Should I hire an immigration attorney to respond to my L-1A NOID?

If the NOID cites deficiencies in core eligibility elements — managerial capacity, qualifying relationship, or foreign employment — consulting experienced immigration counsel is strongly recommended. The approval rate difference between well-constructed and poorly constructed responses is 56 percentage points, and the 30-day deadline does not allow time for trial and error. An attorney can identify exactly what evidence USCIS expects and structure the response to maximize approval probability.

What is the most common reason L-1A NOID responses are denied?

The most common reason is submitting legal arguments or narrative explanations instead of new documentary evidence. USCIS adjudicators are not persuaded by restatements of why your original submission should have been sufficient — they require specific third-party verified proof addressing the cited deficiency.
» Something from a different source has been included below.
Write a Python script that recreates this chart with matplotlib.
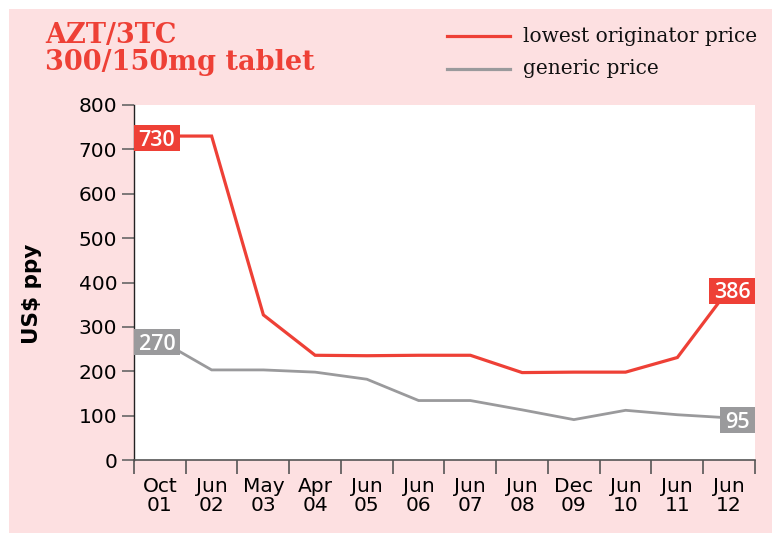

Responses that resubmit the same materials with minor edits or explain why USCIS misunderstood the case are routinely denied.

Can I appeal if my L-1A petition is denied after I respond to a NOID?

If your petition is denied after a NOID response, you can file a motion to reopen (arguing USCIS made a factual or legal error), a motion to reconsider (providing new evidence unavailable at the time of decision), or in some cases appeal to the Administrative Appeals Office. However, these options have strict procedural requirements and high evidentiary standards — success rates are significantly lower than responding correctly to the NOID in the first instance.